* [The request]:
Search the data for the word "matplotlib" and copy every line that contains it.
═══ Given material ═══
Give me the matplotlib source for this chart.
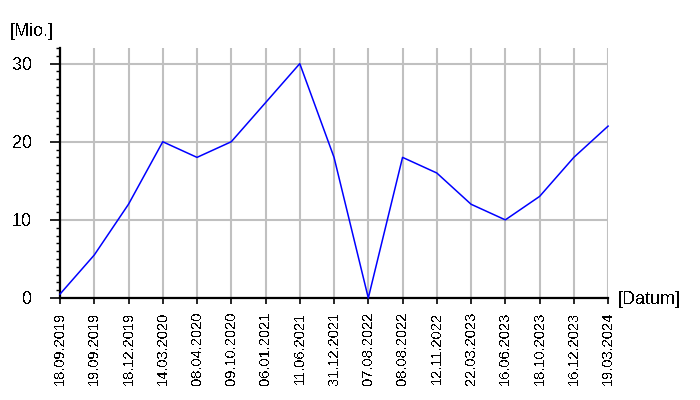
import matplotlib
matplotlib.use('Agg')
import matplotlib.pyplot as plt
from matplotlib.ticker import MultipleLocator

plt.rcParams['font.family'] = ['Liberation Sans', 'DejaVu Sans']
plt.rcParams['text.antialiased'] = False

# Dates (categories) and values in Mio.
dates = ['18.09.2019', '19.09.2019', '18.12.2019', '14.03.2020', '08.04.2020',
         '09.10.2020', '06.01.2021', '11.06.2021', '31.12.2021', '07.08.2022',
         '08.08.2022', '12.11.2022', '22.03.2023', '16.06.2023', '18.10.2023',
         '16.12.2023', '19.03.2024']
values = [0.5, 5.5, 12, 20, 18, 20, 25, 30, 18, 0, 18, 16, 12, 10, 13, 18, 22]
y_ticks = [0, 10, 20, 30]

fig = plt.figure(figsize=(7, 4), dpi=100)
ax = fig.add_axes([0.0857, 0.255, 0.783, 0.625])

x = list(range(len(dates)))
ax.plot(x, values, color='#0000ff', linewidth=1.1, zorder=3, clip_on=False)

ax.set_xlim(0, len(dates) - 1)
ax.set_ylim(0, 32)
ax.set_xticks(x)
ax.set_xticklabels(dates, rotation=90, fontsize=10.5)
ax.set_yticks(y_ticks)
ax.set_yticklabels([str(v) for v in y_ticks], fontsize=13)
ax.yaxis.set_minor_locator(MultipleLocator(1))

ax.grid(True, which='major', color='#c0c0c0', linewidth=1.5)
ax.set_axisbelow(True)

for side in ['top', 'right']:
    ax.spines[side].set_visible(False)
for side in ['left', 'bottom']:
    ax.spines[side].set_linewidth(1.6)
    ax.spines[side].set_color('black')

ax.tick_params(axis='y', which='major', length=7, width=1.2, pad=13)
ax.tick_params(axis='y', which='minor', length=3, width=1.0)
ax.tick_params(axis='x', which='major', length=4, width=1.2, pad=6)

fig.text(10 / 700, 1 - 32 / 400, '[Mio.]', fontsize=13, va='center', ha='left')
fig.text(618 / 700, 1 - 299 / 400, '[Datum]', fontsize=13, va='center', ha='left')

fig.savefig('out.png', dpi=100)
═══
* [Response to the task]:
Give me the matplotlib source for this chart.
import matplotlib
matplotlib.use('Agg')
import matplotlib.pyplot as plt
from matplotlib.ticker import MultipleLocator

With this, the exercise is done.